[Records from a collection]
---------------

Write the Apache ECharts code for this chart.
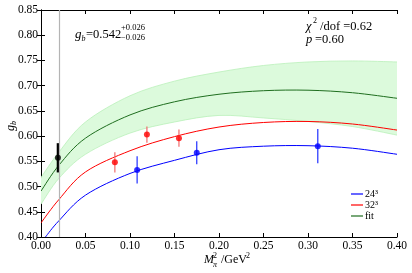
<!DOCTYPE html>
<html>
<head>
<meta charset="utf-8">
<script src="https://cdn.jsdelivr.net/npm/echarts@6/dist/echarts.min.js"></script>
<style>html,body{margin:0;padding:0;background:#fff}#c{width:412px;height:273px}</style>
</head>
<body>
<div id="c"></div>
<script>
// ---- data ----
const xTicks = [0, 0.05, 0.10, 0.15, 0.20, 0.25, 0.30, 0.35, 0.40];
const yTicks = [0.40, 0.45, 0.50, 0.55, 0.60, 0.65, 0.70, 0.75, 0.80, 0.85];

const curveX   = [0, 0.02, 0.05, 0.10, 0.15, 0.20, 0.25, 0.30, 0.35, 0.40];
const blueX    = [0.005, 0.02, 0.05, 0.10, 0.15, 0.20, 0.25, 0.30, 0.35, 0.40];
const blueY    = [0.400, 0.432, 0.483, 0.526, 0.552, 0.573, 0.580, 0.581, 0.576, 0.564];
const redY     = [0.428, 0.474, 0.529, 0.571, 0.599, 0.618, 0.627, 0.629, 0.624, 0.612];
const fitY     = [0.491, 0.542, 0.596, 0.642, 0.668, 0.683, 0.690, 0.691, 0.686, 0.675];
const bandLow  = [0.465, 0.516, 0.564, 0.606, 0.628, 0.641, 0.636, 0.629, 0.619, 0.602];
const bandHigh = [0.518, 0.568, 0.628, 0.680, 0.709, 0.727, 0.740, 0.747, 0.749, 0.747];

const pts24X = [0.108, 0.175, 0.311];
const pts24Y = [0.533, 0.567, 0.580];
const pts24E = [0.027, 0.023, 0.034];
const pts32X = [0.083, 0.119, 0.155];
const pts32Y = [0.548, 0.603, 0.596];
const pts32E = [0.020, 0.016, 0.017];
const physX = [0.019];
const physY = [0.557];
const physE = [0.029];

const legendNames = ['24\u00B3', '32\u00B3', 'fit'];

// ---- build ----
const FONT = "'Liberation Serif', 'Times New Roman', serif";
const pair = (xs, ys) => xs.map((x, i) => [x, ys[i]]);
const errData = (xs, ys, es) => xs.map((x, i) => [x, ys[i] - es[i], ys[i] + es[i]]);

function bez(pts, moveFirst) {
  let d = (moveFirst ? 'M' : 'L') + pts[0][0] + ',' + pts[0][1];
  for (let i = 0; i < pts.length - 1; i++) {
    const p0 = pts[i - 1] || pts[i], p1 = pts[i], p2 = pts[i + 1], p3 = pts[i + 2] || pts[i + 1];
    const c1 = [p1[0] + (p2[0] - p0[0]) / 6, p1[1] + (p2[1] - p0[1]) / 6];
    const c2 = [p2[0] - (p3[0] - p1[0]) / 6, p2[1] - (p3[1] - p1[1]) / 6];
    d += 'C' + c1[0] + ',' + c1[1] + ',' + c2[0] + ',' + c2[1] + ',' + p2[0] + ',' + p2[1];
  }
  return d;
}

function curveSeries(name, data, color, z) {
  return {
    type: 'custom', name: name, z: z, silent: true, clip: true, data: data,
    itemStyle: { color: color },
    renderItem: function (params, api) {
      if (params.dataIndexInside !== 0) return null;
      const pts = [];
      for (let i = 0; i < params.dataInsideLength; i++) pts.push(api.coord([api.value(0, i), api.value(1, i)]));
      return { type: 'path', shape: { pathData: bez(pts, true) },
               style: { fill: null, stroke: color, lineWidth: 1 } };
    }
  };
}

function bandSeries(data) {
  return {
    type: 'custom', z: 1, silent: true, clip: true, data: data,
    renderItem: function (params, api) {
      if (params.dataIndexInside !== 0) return null;
      const up = [], lo = [];
      for (let i = 0; i < params.dataInsideLength; i++) {
        lo.push(api.coord([api.value(0, i), api.value(1, i)]));
        up.push(api.coord([api.value(0, i), api.value(2, i)]));
      }
      const loRev = lo.slice().reverse();
      return { type: 'group', children: [
        { type: 'path', shape: { pathData: bez(up, true) + bez(loRev, false) + 'Z' },
          style: { fill: '#dcfadc', stroke: null } },
        { type: 'path', shape: { pathData: bez(up, true) }, style: { fill: null, stroke: '#b9f0b9', lineWidth: 0.8 } },
        { type: 'path', shape: { pathData: bez(lo, true) }, style: { fill: null, stroke: '#b9f0b9', lineWidth: 0.8 } }
      ] };
    }
  };
}

function errSeries(data, color, width, z) {
  return {
    type: 'custom', z: z, silent: true, data: data,
    renderItem: function (params, api) {
      const p1 = api.coord([api.value(0), api.value(1)]);
      const p2 = api.coord([api.value(0), api.value(2)]);
      return { type: 'line', shape: { x1: p1[0], y1: p1[1], x2: p2[0], y2: p2[1] },
               style: { stroke: color, lineWidth: width } };
    }
  };
}

const chart = echarts.init(document.getElementById('c'), null, { renderer: 'canvas' });
const axisCommon = {
  axisLine: { show: true, lineStyle: { color: '#000', width: 1 } },
  axisTick: { show: true, inside: true, length: 4, lineStyle: { color: '#000' } },
  splitLine: { show: false }
};
chart.setOption({
  animation: false,
  backgroundColor: '#fff',
  grid: { left: 41, right: 15, top: 10, bottom: 36 },
  xAxis: [
    Object.assign({ type: 'value', min: xTicks[0], max: xTicks[xTicks.length - 1], interval: 0.05, position: 'bottom',
      axisLabel: { color: '#000', fontFamily: FONT, fontSize: 11.5, margin: 3, formatter: v => v.toFixed(2) } }, axisCommon),
    Object.assign({ type: 'value', min: xTicks[0], max: xTicks[xTicks.length - 1], interval: 0.05, position: 'top',
      axisLabel: { show: false } }, axisCommon)
  ],
  yAxis: [
    Object.assign({ type: 'value', min: yTicks[0], max: yTicks[yTicks.length - 1], interval: 0.05, position: 'left',
      axisLabel: { color: '#000', fontFamily: FONT, fontSize: 11.5, margin: 3, formatter: v => v.toFixed(2) } }, axisCommon),
    Object.assign({ type: 'value', min: yTicks[0], max: yTicks[yTicks.length - 1], interval: 0.05, position: 'right',
      axisLabel: { show: false } }, axisCommon)
  ],
  legend: {
    orient: 'vertical', left: 351, top: 189, itemGap: 1, padding: 0,
    itemWidth: 12, itemHeight: 1.2, icon: 'rect',
    textStyle: { fontFamily: FONT, fontSize: 10, color: '#000', padding: [0, 0, 0, -3] },
    data: legendNames
  },
  series: [
    bandSeries(curveX.map((x, i) => [x, bandLow[i], bandHigh[i]])),
    { type: 'line', name: 'phys', data: [], z: 2, silent: true,
      markLine: { silent: true, symbol: 'none', label: { show: false },
        lineStyle: { color: '#b4b4b4', width: 1.2, type: 'solid' },
        data: [{ xAxis: physX[0] }] } },
    curveSeries(legendNames[0], pair(blueX, blueY), '#0000ff', 3),
    curveSeries(legendNames[1], pair(curveX, redY), '#ff0000', 3),
    curveSeries(legendNames[2], pair(curveX, fitY), '#1f6e1f', 3),
    errSeries(errData(pts24X, pts24Y, pts24E), '#2030ff', 1.2, 4),
    errSeries(errData(pts32X, pts32Y, pts32E), '#f06a6a', 1.2, 4),
    errSeries(errData(physX, physY, physE), '#000000', 2.4, 4),
    { type: 'scatter', data: pair(pts24X, pts24Y), symbol: 'circle', symbolSize: 6, z: 5, silent: true,
      itemStyle: { color: '#0000ff' } },
    { type: 'scatter', data: pair(pts32X, pts32Y), symbol: 'circle', symbolSize: 6, z: 5, silent: true,
      itemStyle: { color: '#ff0000' } },
    { type: 'scatter', data: pair(physX, physY), symbol: 'circle', symbolSize: 6, z: 5, silent: true,
      itemStyle: { color: '#000000' } }
  ],
  graphic: [
    // y axis name g_b (reads bottom to top)
    { type: 'text', x: 5, y: 131, rotation: Math.PI / 2,
      style: { text: 'g', fontFamily: FONT, fontStyle: 'italic', fontSize: 12, verticalAlign: 'top' } },
    { type: 'text', x: 10, y: 125, rotation: Math.PI / 2,
      style: { text: 'b', fontFamily: FONT, fontStyle: 'italic', fontSize: 8, verticalAlign: 'top' } },
    // x axis name
    { type: 'text', x: 204, y: 254, style: { text: 'M', fontFamily: FONT, fontStyle: 'italic', fontSize: 12 } },
    { type: 'text', x: 213, y: 261, style: { text: '\u03C0', fontFamily: FONT, fontStyle: 'italic', fontSize: 8 } },
    { type: 'text', x: 213, y: 252, style: { text: '2', fontFamily: FONT, fontSize: 8 } },
    { type: 'text', x: 221, y: 254, style: { text: '/GeV', fontFamily: FONT, fontSize: 12 } },
    { type: 'text', x: 246, y: 252, style: { text: '2', fontFamily: FONT, fontSize: 8 } },
    // g_b annotation
    { type: 'text', x: 75, y: 28, style: { text: 'g', fontFamily: FONT, fontStyle: 'italic', fontSize: 13 } },
    { type: 'text', x: 81.5, y: 35, style: { text: 'b', fontFamily: FONT, fontStyle: 'italic', fontSize: 8 } },
    { type: 'text', x: 86, y: 28, style: { text: '=0.542', fontFamily: FONT, fontSize: 12.5 } },
    { type: 'text', x: 121, y: 23, style: { text: '+0.026', fontFamily: FONT, fontSize: 8.5 } },
    { type: 'text', x: 121, y: 33, style: { text: '\u22120.026', fontFamily: FONT, fontSize: 8.5 } },
    // chi2 annotation
    { type: 'text', x: 306, y: 20, style: { text: '\u03C7', fontFamily: FONT, fontStyle: 'italic', fontSize: 12.5 } },
    { type: 'text', x: 313, y: 17, style: { text: '2', fontFamily: FONT, fontSize: 8 } },
    { type: 'text', x: 320, y: 20, style: { text: '/dof =0.62', fontFamily: FONT, fontSize: 12.5 } },
    { type: 'text', x: 306, y: 33, style: { text: 'p', fontFamily: FONT, fontStyle: 'italic', fontSize: 12.5 } },
    { type: 'text', x: 315, y: 33, style: { text: '=0.60', fontFamily: FONT, fontSize: 12.5 } }
  ]
});
</script>
</body>
</html>
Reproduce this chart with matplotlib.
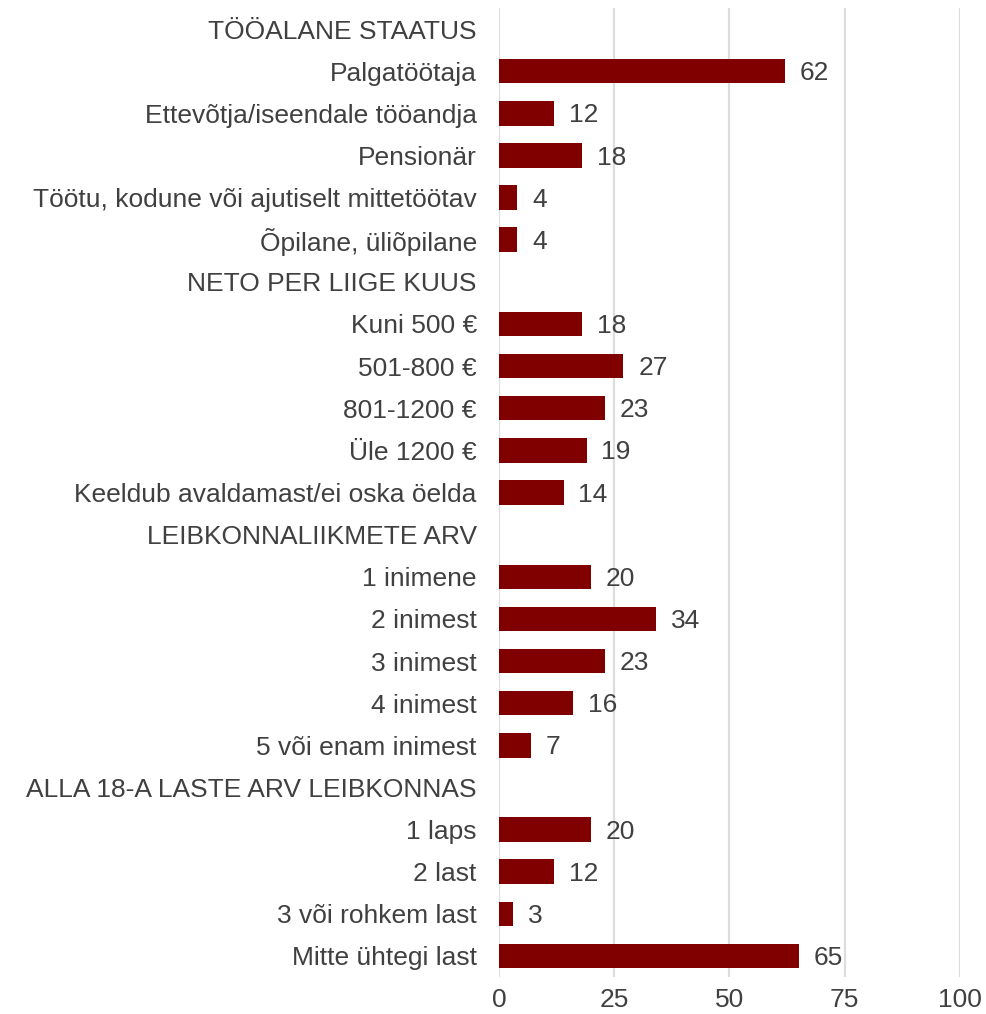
import numpy as np
import matplotlib
matplotlib.use("Agg")
import matplotlib.pyplot as plt

plt.rcParams['font.family'] = ['Liberation Sans', 'DejaVu Sans']

# rows from top to bottom; None = section header (no bar)
categories = [
    "TÖÖALANE STAATUS",
    "Palgatöötaja",
    "Ettevõtja/iseendale tööandja",
    "Pensionär",
    "Töötu, kodune või ajutiselt mittetöötav",
    "Õpilane, üliõpilane",
    "NETO PER LIIGE KUUS",
    "Kuni 500 €",
    "501-800 €",
    "801-1200 €",
    "Üle 1200 €",
    "Keeldub avaldamast/ei oska öelda",
    "LEIBKONNALIIKMETE ARV",
    "1 inimene",
    "2 inimest",
    "3 inimest",
    "4 inimest",
    "5 või enam inimest",
    "ALLA 18-A LASTE ARV LEIBKONNAS",
    "1 laps",
    "2 last",
    "3 või rohkem last",
    "Mitte ühtegi last",
]
values = [None, 62, 12, 18, 4, 4,
          None, 18, 27, 23, 19, 14,
          None, 20, 34, 23, 16, 7,
          None, 20, 12, 3, 65]
xticks = [0, 25, 50, 75, 100]

text_col = '#404040'
bar_col = '#800000'
fs = 19

fig = plt.figure(figsize=(9.87, 10.14), dpi=100)
ax = fig.add_axes([499 / 987, 1 - 977 / 1014, 461 / 987, 969 / 1014])

y = np.arange(len(categories))
for yi, v in zip(y, values):
    if v is None:
        continue
    ax.barh(yi, v, height=0.58, color=bar_col, zorder=3)
    ax.text(v + 3.2, yi + 0.05, str(v), va='center', ha='left', fontsize=fs, color=text_col)

ax.set_yticks(y)
ax.set_yticklabels(categories, fontsize=fs, color=text_col)
ax.set_ylim(len(categories) - 0.5, -0.5)
ax.set_xlim(0, 100)
ax.set_xticks(xticks)
ax.set_xticklabels([str(t) for t in xticks], fontsize=fs, color=text_col)
ax.tick_params(axis='both', length=0)
ax.tick_params(axis='y', pad=16)
ax.tick_params(axis='x', pad=8)
ax.grid(axis='x', color='#dddddd', linewidth=1.6, zorder=0)
for s in ax.spines.values():
    s.set_visible(False)

fig.savefig('out.png', dpi=100)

---------------

Work to complete =>
Show all lines in the entries above where the word "matplotlib" appears.

Answer to this task =>
Reproduce this chart with matplotlib.
import matplotlib
matplotlib.use("Agg")
import matplotlib.pyplot as plt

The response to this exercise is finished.